Ives Gandra Martins, professor de direito, advogado e escritor
"Inteligência de pulga,
Num corpo de paquiderme,
Cabeça que o povo julga
Ter a cultura de um verme"
(dos alfarrábios de um velho poeta)
O incidente que o histriônico presidente venezuelano provocou, por sua notória falta de compostura em frente aos microfones, e que levou o civilizado e elegante rei espanhol a sugerir que se calasse, demonstra o quão despreparadas estão algumas das lideranças continentais.
O irrequieto chefe venezuelano tem por hábito julgar os líderes dos outros países com incrível virulência, na proporção inversa de sua notória ignorância, sendo que suas reconhecidas leviandades vocabulares, a que Clóvis Rossi denomina de "bocarota", conturbam cenários de conversação internacional que deveriam ser de diálogo e de entendimento entre as nações.
Nada obstante o presidente Lula, com sua notável capacidade de apaziguador - lembrada inclusive pela presidente chilena - ter procurado reduzir o incidente, atribuindo, para espanto geral dos repórteres que o entrevistavam, ao destemperado tiranete o perfil de democrata, o certo é que alguns países da América Latina hoje vivem conturbações internas. Chávez, apesar dos métodos intimidatórios de sua polícia, não consegue calar empresários e estudantes. Morales vive permanentes revoltas intestinas e Correa começa a experimentar seus primeiros dissabores.
É que os três, apesar de eleitos pela manipulação das massas, são fortes candidatos a ditadores, num regime presidencialista que é aquele que mais tem propiciado, na história da América, a gangorra entre períodos de democracias instáveis e ditaduras violentas, nestes quase 200 anos de fracassada experiência.

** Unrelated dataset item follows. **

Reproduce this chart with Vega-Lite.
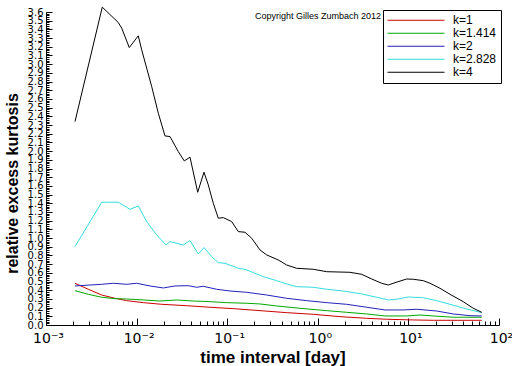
{
  "$schema": "https://vega.github.io/schema/vega-lite/v6.json",
  "autosize": {"type": "none"},
  "padding": {"left": 46, "top": 12, "right": 13, "bottom": 41},
  "width": 453,
  "height": 313,
  "background": "white",
  "config": {"view": {"stroke": null}, "font": "Liberation Sans"},
  "layer": [
    {
      "data": {"values": [
        {"k":"k=1","t":0.002089,"v":0.480},{"k":"k=1","t":0.002931,"v":0.411},{"k":"k=1","t":0.004120,"v":0.345},{"k":"k=1","t":0.005777,"v":0.307},{"k":"k=1","t":0.007776,"v":0.280},{"k":"k=1","t":0.01186,"v":0.257},{"k":"k=1","t":0.01892,"v":0.238},{"k":"k=1","t":0.03573,"v":0.222},{"k":"k=1","t":0.06459,"v":0.204},{"k":"k=1","t":0.1168,"v":0.188},{"k":"k=1","t":0.2301,"v":0.165},{"k":"k=1","t":0.4536,"v":0.142},{"k":"k=1","t":0.8920,"v":0.123},{"k":"k=1","t":1.758,"v":0.096},{"k":"k=1","t":3.465,"v":0.077},{"k":"k=1","t":5.760,"v":0.066},{"k":"k=1","t":11.33,"v":0.058},{"k":"k=1","t":18.83,"v":0.054},{"k":"k=1","t":37.11,"v":0.054},{"k":"k=1","t":64.44,"v":0.054},
        {"k":"k=1.414","t":0.002089,"v":0.395},{"k":"k=1.414","t":0.002931,"v":0.353},{"k":"k=1.414","t":0.004120,"v":0.319},{"k":"k=1.414","t":0.005777,"v":0.303},{"k":"k=1.414","t":0.007776,"v":0.299},{"k":"k=1.414","t":0.01186,"v":0.288},{"k":"k=1.414","t":0.01813,"v":0.276},{"k":"k=1.414","t":0.02770,"v":0.288},{"k":"k=1.414","t":0.04225,"v":0.276},{"k":"k=1.414","t":0.06459,"v":0.268},{"k":"k=1.414","t":0.09874,"v":0.257},{"k":"k=1.414","t":0.1641,"v":0.250},{"k":"k=1.414","t":0.2301,"v":0.242},{"k":"k=1.414","t":0.3518,"v":0.219},{"k":"k=1.414","t":0.6362,"v":0.192},{"k":"k=1.414","t":1.254,"v":0.165},{"k":"k=1.414","t":2.084,"v":0.146},{"k":"k=1.414","t":3.465,"v":0.127},{"k":"k=1.414","t":5.515,"v":0.104},{"k":"k=1.414","t":9.576,"v":0.104},{"k":"k=1.414","t":13.43,"v":0.115},{"k":"k=1.414","t":18.83,"v":0.104},{"k":"k=1.414","t":31.31,"v":0.089},{"k":"k=1.414","t":64.44,"v":0.089},
        {"k":"k=2","t":0.002089,"v":0.449},{"k":"k=2","t":0.004120,"v":0.468},{"k":"k=2","t":0.005532,"v":0.480},{"k":"k=2","t":0.007776,"v":0.468},{"k":"k=2","t":0.01003,"v":0.480},{"k":"k=2","t":0.01405,"v":0.449},{"k":"k=2","t":0.01971,"v":0.426},{"k":"k=2","t":0.02652,"v":0.449},{"k":"k=2","t":0.03721,"v":0.452},{"k":"k=2","t":0.04607,"v":0.434},{"k":"k=2","t":0.05447,"v":0.445},{"k":"k=2","t":0.07655,"v":0.411},{"k":"k=2","t":0.1074,"v":0.391},{"k":"k=2","t":0.1641,"v":0.376},{"k":"k=2","t":0.2729,"v":0.345},{"k":"k=2","t":0.4536,"v":0.307},{"k":"k=2","t":0.7543,"v":0.280},{"k":"k=2","t":1.254,"v":0.257},{"k":"k=2","t":2.084,"v":0.238},{"k":"k=2","t":3.465,"v":0.204},{"k":"k=2","t":5.515,"v":0.173},{"k":"k=2","t":8.785,"v":0.173},{"k":"k=2","t":12.35,"v":0.181},{"k":"k=2","t":20.53,"v":0.161},{"k":"k=2","t":31.31,"v":0.127},{"k":"k=2","t":47.86,"v":0.107},{"k":"k=2","t":64.44,"v":0.104},
        {"k":"k=2.828","t":0.002089,"v":0.901},{"k":"k=2.828","t":0.004120,"v":1.412},{"k":"k=2.828","t":0.006281,"v":1.412},{"k":"k=2.828","t":0.008456,"v":1.331},{"k":"k=2.828","t":0.01044,"v":1.369},{"k":"k=2.828","t":0.01292,"v":1.189},{"k":"k=2.828","t":0.01667,"v":1.036},{"k":"k=2.828","t":0.02111,"v":0.921},{"k":"k=2.828","t":0.02337,"v":0.959},{"k":"k=2.828","t":0.03277,"v":0.921},{"k":"k=2.828","t":0.03886,"v":0.970},{"k":"k=2.828","t":0.04797,"v":0.817},{"k":"k=2.828","t":0.05545,"v":0.890},{"k":"k=2.828","t":0.06743,"v":0.786},{"k":"k=2.828","t":0.07973,"v":0.717},{"k":"k=2.828","t":0.09456,"v":0.710},{"k":"k=2.828","t":0.1326,"v":0.652},{"k":"k=2.828","t":0.1572,"v":0.641},{"k":"k=2.828","t":0.1941,"v":0.602},{"k":"k=2.828","t":0.2503,"v":0.556},{"k":"k=2.828","t":0.3518,"v":0.510},{"k":"k=2.828","t":0.4536,"v":0.472},{"k":"k=2.828","t":0.5851,"v":0.441},{"k":"k=2.828","t":0.8920,"v":0.434},{"k":"k=2.828","t":1.254,"v":0.411},{"k":"k=2.828","t":1.912,"v":0.391},{"k":"k=2.828","t":3.051,"v":0.357},{"k":"k=2.828","t":4.469,"v":0.319},{"k":"k=2.828","t":5.999,"v":0.288},{"k":"k=2.828","t":7.429,"v":0.296},{"k":"k=2.828","t":9.975,"v":0.322},{"k":"k=2.828","t":14.60,"v":0.314},{"k":"k=2.828","t":20.53,"v":0.280},{"k":"k=2.828","t":28.79,"v":0.238},{"k":"k=2.828","t":44.00,"v":0.184},{"k":"k=2.828","t":64.44,"v":0.142},
        {"k":"k=4","t":0.002089,"v":2.339},{"k":"k=4","t":0.004180,"v":3.656},{"k":"k=4","t":0.006281,"v":3.479},{"k":"k=4","t":0.006849,"v":3.414},{"k":"k=4","t":0.008305,"v":3.191},{"k":"k=4","t":0.01044,"v":3.326},{"k":"k=4","t":0.01138,"v":3.165},{"k":"k=4","t":0.01468,"v":2.742},{"k":"k=4","t":0.01736,"v":2.436},{"k":"k=4","t":0.02058,"v":2.175},{"k":"k=4","t":0.02337,"v":2.167},{"k":"k=4","t":0.02885,"v":1.994},{"k":"k=4","t":0.03361,"v":1.887},{"k":"k=4","t":0.03886,"v":1.930},{"k":"k=4","t":0.04725,"v":1.527},{"k":"k=4","t":0.05545,"v":1.757},{"k":"k=4","t":0.06185,"v":1.611},{"k":"k=4","t":0.07024,"v":1.400},{"k":"k=4","t":0.07973,"v":1.228},{"k":"k=4","t":0.09058,"v":1.235},{"k":"k=4","t":0.1121,"v":1.189},{"k":"k=4","t":0.1326,"v":1.074},{"k":"k=4","t":0.1572,"v":1.067},{"k":"k=4","t":0.1864,"v":0.998},{"k":"k=4","t":0.2301,"v":0.863},{"k":"k=4","t":0.2729,"v":0.806},{"k":"k=4","t":0.3664,"v":0.748},{"k":"k=4","t":0.4536,"v":0.690},{"k":"k=4","t":0.5851,"v":0.652},{"k":"k=4","t":0.8920,"v":0.641},{"k":"k=4","t":1.254,"v":0.613},{"k":"k=4","t":2.267,"v":0.606},{"k":"k=4","t":3.051,"v":0.583},{"k":"k=4","t":3.935,"v":0.529},{"k":"k=4","t":5.074,"v":0.480},{"k":"k=4","t":5.999,"v":0.460},{"k":"k=4","t":7.114,"v":0.487},{"k":"k=4","t":9.576,"v":0.529},{"k":"k=4","t":11.33,"v":0.526},{"k":"k=4","t":14.60,"v":0.510},{"k":"k=4","t":17.32,"v":0.480},{"k":"k=4","t":22.33,"v":0.422},{"k":"k=4","t":28.79,"v":0.353},{"k":"k=4","t":40.36,"v":0.268},{"k":"k=4","t":52.04,"v":0.192},{"k":"k=4","t":64.44,"v":0.146}
      ]},
      "mark": {"type": "line", "strokeWidth": 1, "clip": false},
      "encoding": {
        "x": {
          "field": "t", "type": "quantitative",
          "scale": {"type": "log", "domain": [0.001, 100], "nice": false},
          "axis": {
            "title": "time interval [day]",
            "titleFont": "Liberation Sans", "titleFontSize": 17, "titleFontWeight": "bold", "titleColor": "black", "titlePadding": 1,
            "values": [0.001,0.002,0.003,0.004,0.005,0.006,0.007,0.008,0.009,0.01,0.02,0.03,0.04,0.05,0.06,0.07,0.08,0.09,0.1,0.2,0.3,0.4,0.5,0.6,0.7,0.8,0.9,1,2,3,4,5,6,7,8,9,10,20,30,40,50,60,70,80,90,100],
            "labelExpr": "abs(log(datum.value)/LN10 - round(log(datum.value)/LN10)) > 0.001 ? '' : round(log(datum.value)/LN10) == -3 ? '10⁻³' : round(log(datum.value)/LN10) == -2 ? '10⁻²' : round(log(datum.value)/LN10) == -1 ? '10⁻¹' : round(log(datum.value)/LN10) == 0 ? '10⁰' : round(log(datum.value)/LN10) == 1 ? '10¹' : '10²'",
            "labelFont": "DejaVu Sans", "labelFontSize": 14, "labelColor": "black",
            "labelAlign": "center", "labelOffset": 2, "labelBaseline": "top",
            "labelPadding": 13, "labelOverlap": false, "labelFlush": false, "labelBound": false,
            "tickSize": {"condition": {"test": "abs(log(datum.value)/LN10 - round(log(datum.value)/LN10)) < 0.001", "value": -7}, "value": -4},
            "tickColor": "black", "domainColor": "black", "grid": false
          }
        },
        "y": {
          "field": "v", "type": "quantitative",
          "scale": {"domain": [0, 3.6], "nice": false, "zero": true},
          "axis": {
            "title": "relative excess kurtosis",
            "titleFont": "Liberation Sans", "titleFontSize": 16, "titleFontWeight": "bold", "titleColor": "black", "titlePadding": 7,
            "titleY": 171,
            "tickCount": 180,
            "labelExpr": "abs(datum.value*10 - round(datum.value*10)) < 0.01 ? format(datum.value, '.1f') : ''",
            "labelFont": "DejaVu Sans", "labelFontSize": 10, "labelColor": "black",
            "labelPadding": 9, "labelOverlap": false, "labelFlush": false, "labelBound": false,
            "tickSize": {"condition": {"test": "abs(datum.value*10 - round(datum.value*10)) < 0.01", "value": -6}, "value": -3},
            "tickColor": "black", "domainColor": "black", "grid": false
          }
        },
        "color": {
          "field": "k", "type": "nominal",
          "scale": {"domain": ["k=1","k=1.414","k=2","k=2.828","k=4"], "range": ["#cc0000","#00aa00","#2222bb","#33dddd","#000000"]},
          "legend": {
            "title": null, "orient": "none", "legendX": 337, "legendY": -2,
            "symbolType": "stroke", "symbolSize": 3249, "symbolStrokeWidth": 1,
            "clipHeight": 12.5, "rowPadding": 0,
            "labelFont": "Liberation Sans", "labelFontSize": 12, "labelColor": "black", "labelOffset": 8,
            "strokeColor": "black", "fillColor": "white", "padding": 4
          }
        }
      }
    },
    {
      "data": {"values": [{"t": 4.98, "v": 3.556, "label": "Copyright Gilles Zumbach 2012"}]},
      "mark": {"type": "text", "align": "right", "baseline": "middle", "fontSize": 9, "font": "Liberation Sans", "color": "black"},
      "encoding": {
        "x": {"field": "t", "type": "quantitative"},
        "y": {"field": "v", "type": "quantitative"},
        "text": {"field": "label"}
      }
    }
  ]
}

O presidente Lula, ao assemelhar os sistemas de governo parlamentar e presidencial, cometeu, não só cientificamente, mas pragmaticamente, imperdoável equívoco. Os países realmente democráticos são parlamentares. Mesmo os Estados Unidos são quase um presidencialismo parlamentar, onde não viscejam as práticas autoritárias.
O presidencialismo é o governo da "irresponsabilidade a prazo certo". O parlamentarismo da "responsabilidade a prazo incerto". Neste, o chefe de Estado controla o Parlamento, o Parlamento controla o chefe de governo e o chefe de governo, se não for responsável, volta cedo para casa, sem traumas para a nação, pelos próprios mecanismos do sistema. O eleitor controla tudo e o próprio Parlamento pode ser desfeito, se derrubar sucessivamente governos. Uma burocracia profissionalizada, permite, nas mudanças de governo, a estabilidade nas transições, evita a proliferação de não concursados, de amigos do rei, mancha permanente dos sistemas presidenciais latino-americanos, a meu ver, ditaduras, com o direito de o eleitor escolher o ditador.
O certo é que um Chávez, um Morales, um Corrêa não existiriam num regime parlamentar democrático. Só sobrevivem, graças ao presidencialismo. No parlamentarismo, só os responsáveis permanecem por muito tempo, como Thatcher. No presidencialismo, os irresponsáveis demagogos podem permanecer no poder por longo período.
Os líderes continentais têm muito que aprender, não sendo despiciendo que estudem um pouco história e os contextos políticos de outras nações. Por enquanto, brotam, como cogumelos, líderes despreparados e prepotentes.